— Start —

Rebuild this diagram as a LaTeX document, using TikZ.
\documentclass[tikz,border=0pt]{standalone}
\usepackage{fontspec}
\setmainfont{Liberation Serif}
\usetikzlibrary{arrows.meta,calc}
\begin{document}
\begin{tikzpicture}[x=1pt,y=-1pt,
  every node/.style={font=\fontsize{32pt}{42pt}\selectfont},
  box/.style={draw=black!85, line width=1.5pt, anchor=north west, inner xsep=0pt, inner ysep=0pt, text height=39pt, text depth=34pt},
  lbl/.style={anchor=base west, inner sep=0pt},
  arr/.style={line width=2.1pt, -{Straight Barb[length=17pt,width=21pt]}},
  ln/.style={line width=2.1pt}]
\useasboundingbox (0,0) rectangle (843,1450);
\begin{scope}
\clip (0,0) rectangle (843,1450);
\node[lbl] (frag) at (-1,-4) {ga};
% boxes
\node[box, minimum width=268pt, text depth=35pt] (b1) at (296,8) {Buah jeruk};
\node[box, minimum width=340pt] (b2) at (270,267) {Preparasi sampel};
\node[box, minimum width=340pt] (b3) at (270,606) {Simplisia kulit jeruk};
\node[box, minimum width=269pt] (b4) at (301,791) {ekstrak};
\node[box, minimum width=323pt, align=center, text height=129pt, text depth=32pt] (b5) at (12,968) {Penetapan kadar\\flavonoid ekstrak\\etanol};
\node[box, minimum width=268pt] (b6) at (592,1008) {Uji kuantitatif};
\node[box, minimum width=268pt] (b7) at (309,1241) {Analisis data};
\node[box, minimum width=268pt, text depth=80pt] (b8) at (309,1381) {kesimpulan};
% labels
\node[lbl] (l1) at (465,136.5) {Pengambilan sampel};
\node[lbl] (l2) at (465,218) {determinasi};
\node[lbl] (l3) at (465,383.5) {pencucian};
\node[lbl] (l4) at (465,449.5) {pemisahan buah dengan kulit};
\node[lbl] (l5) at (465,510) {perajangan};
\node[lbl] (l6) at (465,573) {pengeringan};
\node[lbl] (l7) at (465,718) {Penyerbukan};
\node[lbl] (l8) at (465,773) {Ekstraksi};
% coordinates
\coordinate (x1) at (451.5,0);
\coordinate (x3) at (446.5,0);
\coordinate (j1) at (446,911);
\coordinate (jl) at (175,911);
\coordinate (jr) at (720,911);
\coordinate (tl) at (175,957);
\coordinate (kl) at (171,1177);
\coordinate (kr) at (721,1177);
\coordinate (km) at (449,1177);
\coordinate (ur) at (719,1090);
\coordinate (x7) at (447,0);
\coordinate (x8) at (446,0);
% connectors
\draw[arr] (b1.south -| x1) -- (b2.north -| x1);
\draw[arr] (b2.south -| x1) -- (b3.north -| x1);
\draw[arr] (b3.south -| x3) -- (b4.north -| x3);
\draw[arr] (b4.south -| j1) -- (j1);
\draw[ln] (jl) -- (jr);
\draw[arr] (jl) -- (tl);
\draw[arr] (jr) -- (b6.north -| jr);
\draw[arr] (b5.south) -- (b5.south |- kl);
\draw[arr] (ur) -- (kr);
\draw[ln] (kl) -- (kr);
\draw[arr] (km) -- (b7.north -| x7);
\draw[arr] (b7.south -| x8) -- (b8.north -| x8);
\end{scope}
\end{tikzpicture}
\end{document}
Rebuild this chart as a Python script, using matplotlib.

— End —

_What is asked_. Output all of the material, please, exactly as it stands.

_Task solution_.
Rebuild this diagram as a LaTeX document, using TikZ.
\documentclass[tikz,border=0pt]{standalone}
\usepackage{fontspec}
\setmainfont{Liberation Serif}
\usetikzlibrary{arrows.meta,calc}
\begin{document}
\begin{tikzpicture}[x=1pt,y=-1pt,
  every node/.style={font=\fontsize{32pt}{42pt}\selectfont},
  box/.style={draw=black!85, line width=1.5pt, anchor=north west, inner xsep=0pt, inner ysep=0pt, text height=39pt, text depth=34pt},
  lbl/.style={anchor=base west, inner sep=0pt},
  arr/.style={line width=2.1pt, -{Straight Barb[length=17pt,width=21pt]}},
  ln/.style={line width=2.1pt}]
\useasboundingbox (0,0) rectangle (843,1450);
\begin{scope}
\clip (0,0) rectangle (843,1450);
\node[lbl] (frag) at (-1,-4) {ga};
% boxes
\node[box, minimum width=268pt, text depth=35pt] (b1) at (296,8) {Buah jeruk};
\node[box, minimum width=340pt] (b2) at (270,267) {Preparasi sampel};
\node[box, minimum width=340pt] (b3) at (270,606) {Simplisia kulit jeruk};
\node[box, minimum width=269pt] (b4) at (301,791) {ekstrak};
\node[box, minimum width=323pt, align=center, text height=129pt, text depth=32pt] (b5) at (12,968) {Penetapan kadar\\flavonoid ekstrak\\etanol};
\node[box, minimum width=268pt] (b6) at (592,1008) {Uji kuantitatif};
\node[box, minimum width=268pt] (b7) at (309,1241) {Analisis data};
\node[box, minimum width=268pt, text depth=80pt] (b8) at (309,1381) {kesimpulan};
% labels
\node[lbl] (l1) at (465,136.5) {Pengambilan sampel};
\node[lbl] (l2) at (465,218) {determinasi};
\node[lbl] (l3) at (465,383.5) {pencucian};
\node[lbl] (l4) at (465,449.5) {pemisahan buah dengan kulit};
\node[lbl] (l5) at (465,510) {perajangan};
\node[lbl] (l6) at (465,573) {pengeringan};
\node[lbl] (l7) at (465,718) {Penyerbukan};
\node[lbl] (l8) at (465,773) {Ekstraksi};
% coordinates
\coordinate (x1) at (451.5,0);
\coordinate (x3) at (446.5,0);
\coordinate (j1) at (446,911);
\coordinate (jl) at (175,911);
\coordinate (jr) at (720,911);
\coordinate (tl) at (175,957);
\coordinate (kl) at (171,1177);
\coordinate (kr) at (721,1177);
\coordinate (km) at (449,1177);
\coordinate (ur) at (719,1090);
\coordinate (x7) at (447,0);
\coordinate (x8) at (446,0);
% connectors
\draw[arr] (b1.south -| x1) -- (b2.north -| x1);
\draw[arr] (b2.south -| x1) -- (b3.north -| x1);
\draw[arr] (b3.south -| x3) -- (b4.north -| x3);
\draw[arr] (b4.south -| j1) -- (j1);
\draw[ln] (jl) -- (jr);
\draw[arr] (jl) -- (tl);
\draw[arr] (jr) -- (b6.north -| jr);
\draw[arr] (b5.south) -- (b5.south |- kl);
\draw[arr] (ur) -- (kr);
\draw[ln] (kl) -- (kr);
\draw[arr] (km) -- (b7.north -| x7);
\draw[arr] (b7.south -| x8) -- (b8.north -| x8);
\end{scope}
\end{tikzpicture}
\end{document}
Rebuild this chart as a Python script, using matplotlib.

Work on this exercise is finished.